What’s going on here is that the White House sees the polls like everyone else, and isn’t particularly worried whether it’s an open question whether Republicans are seen as the party of no. Republicans themselves are about evenly split on this and nobody else is conflicted. That Republicans are the party of no is in the nation’s bloodstream already (you can always tell by the late night monologues), its leaders are explicitly embracing that strategy, and the emboldened White House is seizing on the opportunity for reinforcement.

Herman Melville wrote a short story called “Bartleby, the Scrivener” in 1853. The signature element of that story is that Bartleby is hired to do office work, and fairly quickly begins answering all requests by his employer with the simple, all-time passive-aggressive manifesto: “I would prefer not to.” No matter what is asked, “I would prefer not to.” No reasoning is offered, and the story is told through the eyes of the bewildered employer.

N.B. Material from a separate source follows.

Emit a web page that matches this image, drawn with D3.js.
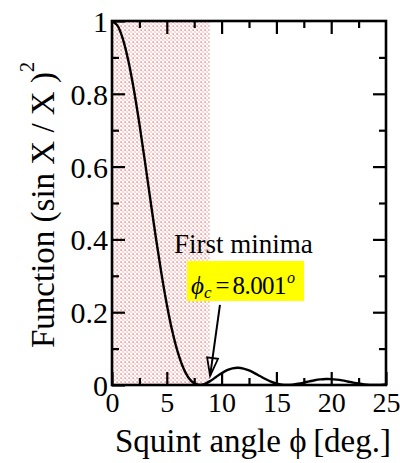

Bartleby refuses to perform any duties and refuses to leave. Eventually, the employer moves his entire business, and Bartleby stays in the old office. The new tenants can’t get Bartleby to leave, eventually he is hauled to prison for refusing to vacate, and ultimately Bartleby dies from preferring not to eat.

The current passive-aggressive stance of the Republican Party isn’t likely as pure as Bartleby’s. Readers only get a few clues but no explanation from Bartleby himself as to why he behaves as he does, while the GOP seems to calculate a long-term strategic upside to refusing to participate with Obama. Regardless of different motivations for passive-aggression, that behavior seems likely to generate about the same result for the Republican brand as Bartleby’s did for himself for as long as it is pursued.

To paraphrase a modern literary giant who contended with his own group of nihilists, “This (passive) aggression will not stand, man.”